Tuesday, October 9, 2007
Illustration of H.M.S. Victoria.
Source: Index to late 18th, 19th and early 20th Century Naval and Naval Social History
In last week's mention of Rudyard Kipling's "Soldier an' Sailor too" under the header The Birkenhead Drill, his final stanza mentions the "Victorier."
The HMS Victoria, so named in celebration of Queen Victoria's Golden Jubilee, was a British battleship launched in 1887 and which sank in 1893 in the eastern Mediterranean following a tragic accident arising from miscommunication and obedient adherence to orders even when those orders were suspected to be erroneous.
I read of this incident as a relatively young child, perhaps eight or ten, in one of the first of many anthologies of sea mysteries, tragedies, shipwrecks, etc. which I have read over the years.

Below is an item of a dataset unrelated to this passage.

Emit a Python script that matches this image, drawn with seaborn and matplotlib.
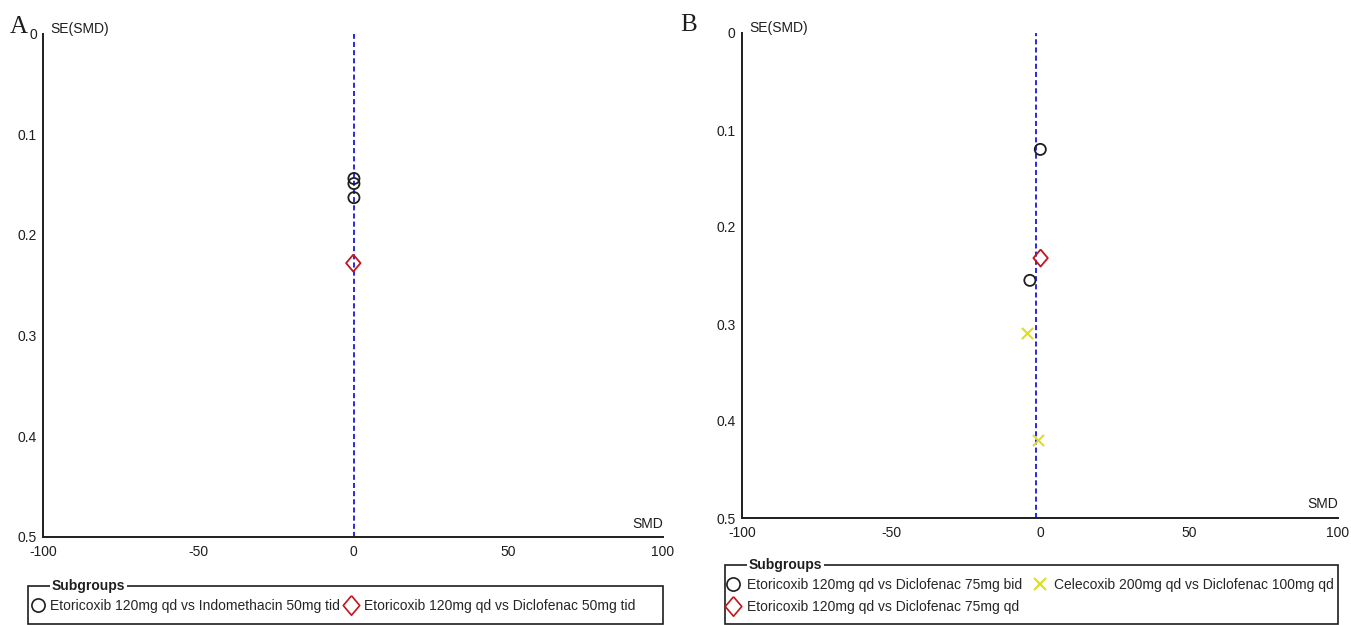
import matplotlib
matplotlib.use("Agg")
import matplotlib.pyplot as plt
import matplotlib.transforms as mtransforms
from matplotlib.lines import Line2D
from matplotlib.patches import Rectangle
import seaborn as sns
import pandas as pd

# ---- data -------------------------------------------------------------
# Panel A subgroups
a_indo_smd = [0.3, 0.3, 0.3]
a_indo_se = [0.144, 0.149, 0.163]
a_diclo_smd = [0.1]
a_diclo_se = [0.228]
a_pooled = 0.3

# Panel B subgroups
b_bid_smd = [0.1, -3.4]
b_bid_se = [0.120, 0.255]
b_qd_smd = [0.2]
b_qd_se = [0.232]
b_cel_smd = [-4.5, -0.8]
b_cel_se = [0.309, 0.420]
b_pooled = -1.3

a_labels = ["Etoricoxib 120mg qd vs Indomethacin 50mg tid",
            "Etoricoxib 120mg qd vs Diclofenac 50mg tid"]
b_labels = ["Etoricoxib 120mg qd vs Diclofenac 75mg bid",
            "Etoricoxib 120mg qd vs Diclofenac 75mg qd",
            "Celecoxib 200mg qd vs Diclofenac 100mg qd"]

x_ticks = [-100, -50, 0, 50, 100]
y_ticks = [0, 0.1, 0.2, 0.3, 0.4, 0.5]
y_ticklabels = ["0", "0.1", "0.2", "0.3", "0.4", "0.5"]

# ---- style ------------------------------------------------------------
sns.set_theme(style="white")
plt.rcParams["font.family"] = ["Liberation Sans", "DejaVu Sans"]

BLACK = "#1e1e1e"
RED = "#c0161c"
YELLOW = "#dede1e"
BLUE = "#2a2ad8"
FS = 10

fig = plt.figure(figsize=(13.51, 6.25), dpi=100)
W, H = 1351, 625


def fx(px):
    return px / W


def fy(py):
    return 1 - py / H


def make_axes(left, right, top, bottom):
    return fig.add_axes([fx(left), fy(bottom), fx(right) - fx(left), fy(top) - fy(bottom)])


def style_axes(ax, pooled, smd_gap):
    ax.set_xlim(-100, 100)
    ax.set_ylim(0.5, 0)
    ax.axvline(pooled, color=BLUE, lw=1.4, ls=(0, (2.6, 1.6)), zorder=1)
    for s in ["top", "right"]:
        ax.spines[s].set_visible(False)
    for s in ["left", "bottom"]:
        ax.spines[s].set_color(BLACK)
        ax.spines[s].set_linewidth(1.4)
    ax.set_xticks(x_ticks)
    ax.set_xticklabels([str(v) for v in x_ticks])
    ax.set_yticks(y_ticks)
    ax.set_yticklabels(y_ticklabels)
    ax.tick_params(axis="both", direction="inout", length=9, width=1.3,
                   color=BLACK, labelsize=FS, labelcolor=BLACK, pad=1)
    ax.tick_params(axis="y", pad=0)
    ax.set_xlabel("")
    ax.set_ylabel("")
    off = mtransforms.offset_copy(ax.transAxes, fig=fig, x=7, y=1, units="dots")
    ax.text(0, 1.0, "SE(SMD)", transform=off, fontsize=FS,
            ha="left", va="baseline", color=BLACK)
    off2 = mtransforms.offset_copy(ax.transAxes, fig=fig, x=0, y=smd_gap, units="dots")
    ax.text(1.0, 0.0, "SMD", transform=off2, fontsize=FS,
            ha="right", va="baseline", color=BLACK)
    ax.set_facecolor("none")


def scatter(ax, smd, se, marker, color, size, open_marker=True, lw=1.3):
    df = pd.DataFrame({"SMD": smd, "SE": se})
    sns.scatterplot(data=df, x="SMD", y="SE", ax=ax, marker=marker, s=size,
                    color=color, linewidth=lw, legend=False, zorder=3)
    coll = ax.collections[-1]
    if open_marker:
        coll.set_facecolor("none")
    coll.set_edgecolor(color)
    coll.set_linewidth(lw)


diamond = [(0, 1), (0.85, 0), (0, -1), (-0.85, 0), (0, 1)]

# ---- panel A ----------------------------------------------------------
axA = make_axes(43, 663, 33.5, 537)
scatter(axA, a_indo_smd, a_indo_se, "o", BLACK, 64)
scatter(axA, a_diclo_smd, a_diclo_se, diamond, RED, 150)
style_axes(axA, a_pooled, 9)

# ---- panel B ----------------------------------------------------------
axB = make_axes(742, 1338, 33, 518)
scatter(axB, b_bid_smd, b_bid_se, "o", BLACK, 64)
scatter(axB, b_qd_smd, b_qd_se, diamond, RED, 150)
scatter(axB, b_cel_smd, b_cel_se, "x", YELLOW, 64, open_marker=False, lw=1.5)
style_axes(axB, b_pooled, 10)

# panel letters
fig.text(fx(10), fy(33), "A", fontsize=18, family="Liberation Serif", color=BLACK,
         ha="left", va="baseline")
fig.text(fx(680), fy(31), "B", fontsize=18, family="Liberation Serif", color=BLACK,
         ha="left", va="baseline")


# ---- subgroup legends -------------------------------------------------
def subgroup_box(left, right, top, bottom, title_x):
    fig.patches.append(Rectangle((fx(left), fy(bottom)), fx(right) - fx(left),
                                 fy(top) - fy(bottom), transform=fig.transFigure,
                                 fill=False, edgecolor=BLACK, lw=1.2, zorder=1))
    fig.text(fx(title_x), fy(top), "Subgroups", fontsize=FS, fontweight="bold",
             ha="left", va="center", color=BLACK, zorder=2,
             bbox=dict(facecolor="white", edgecolor="none", pad=1.2))


def handle(marker, color, size, lw=1.2):
    return Line2D([], [], ls="none", marker=marker, markersize=size,
                  markerfacecolor="none", markeredgecolor=color, markeredgewidth=lw)


subgroup_box(28, 663, 586, 624, 52)
fig.legend([handle("o", BLACK, 9.5), handle(diamond, RED, 14)], a_labels,
           loc="center left", bbox_to_anchor=(fx(31), fy(606)), ncol=2,
           frameon=False, fontsize=FS, handlelength=1.0, handletextpad=0.4,
           columnspacing=0.3, borderpad=0, borderaxespad=0)

subgroup_box(725, 1338, 565, 624, 749)
fig.legend([handle("o", BLACK, 9.5), handle(diamond, RED, 14),
            handle("x", YELLOW, 9, 1.5)], b_labels,
           loc="center left", bbox_to_anchor=(fx(726), fy(596)), ncol=2,
           frameon=False, fontsize=FS, handlelength=1.0, handletextpad=0.5,
           columnspacing=0.8, borderpad=0, borderaxespad=0, labelspacing=0.55)

fig.savefig("out.png", dpi=100)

Admiral George Tryon commanded a squadron of British ships and was in the process of putting on a display of maneuvers. He had two lines of ships lined up in parallel and instructed that they were to turn in to each other and come around heading in the opposite direction in parallel with one another again, but now much closer together.
His watch officers questioned whether the distances were sufficient for such a maneuver but he dismissed their concerns and they obeyed their orders despite their misgivings.
The HMS Camperdown and the HMS Victoria, leading their respective lines, turned in towards one another. The distances were indeed insufficient and the Camperdown rammed the Victoria with the latter ship sinking within half an hour with the loss of more than half her crew; 358 men including Admiral Tryon who elected to remain at his post saying "It's all my fault."
I had never heard of the Royal Marines playing a particular role in this disaster so am not sure what Kipling is referencing but am guessing that this is the incident (rather than some other HMS Victoria) to which he is referring given that the ballad was written close to the time of the tragedy.
The wreck of the HMS Victoria was discovered by divers three years ago. Uniquely, the ship rests in a perpendicular position above the sea floor as reported at that time in the Cyber Diver News Network.
There is also a memorial to the Victoria in Portsmouth in the UK.
There is also a Wikipedia article on the incident.
A footnote to the sinking is that the one of the survivors was the executive officer, the second-in-command, of the HMS Victoria, John Jellicoe. Jellicoe later became Admiral and commanded the British fleet at the classic clash of battleships, the Battle of Jutland in World War I. Later in the war he became the First Sea Lord of the entire British navy.